Quark mass effects in octet baryon magnetic polarisabilities via lattice QCD

TL;DR

This study investigates how changing quark masses affect octet baryon magnetic polarisabilities using lattice QCD, revealing direct and indirect effects linked to quark mass variations and constituent quark model insights.

Contribution

It introduces a fractional charge formalism in lattice QCD to analyze quark mass effects on baryon magnetic polarisabilities, providing new insights into direct and environmental influences.

Findings

Increasing charged quark mass decreases its magnetic contribution.

Increasing spectator quark mass indirectly increases magnetic polarisability.
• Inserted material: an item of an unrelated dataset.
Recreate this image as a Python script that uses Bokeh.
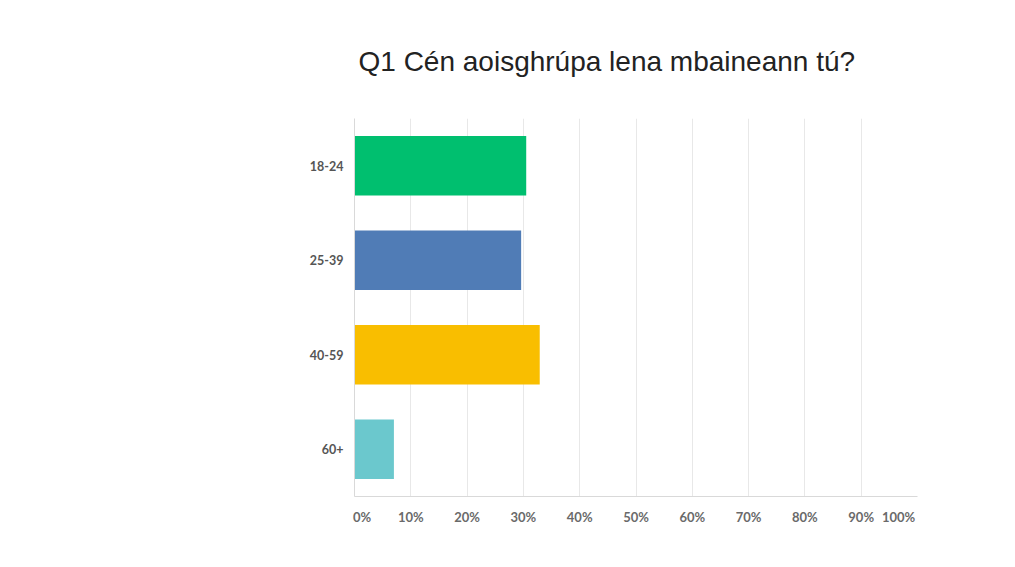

Reduction in constituent quark magnetic moment explains the direct mass dependence.

Abstract

The quark mass dependence of octet baryon magnetic polarisabilities is examined at the level of individual quark-sector contributions in the uniform background-field approach of lattice QCD. The aim is to understand the direct impact of increasing the mass of a quark flavour on the magnetic polarisability and indirect or environmental effects associated with changing the mass of spectator quarks, insensitive to the background magnetic field. Noting the need to set the electric charge of some quark flavours to zero, a fractionally charged baryon formalism is introduced. We find that increasing the mass of the charged quark flavour directly causes its contribution to the magnetic polarisability to decrease. However, increasing the mass of the spectator quark flavour indirectly acts to increase the magnetic polarisability. To gain a deeper understanding of these effects, we evaluate the predictions of the constituent quark model in this context. While the model provides a compelling explanation for the environmental effect of varying the spectator quark mass, an explanation of the direct mass dependence is more complicated as competing factors combine in the final result. The lattice results indicate the key factor is a reduction in the constituent quark magnetic moment with increasing quark mass, as it governs the strength of the magnetic transition to the nearby decuplet baryon.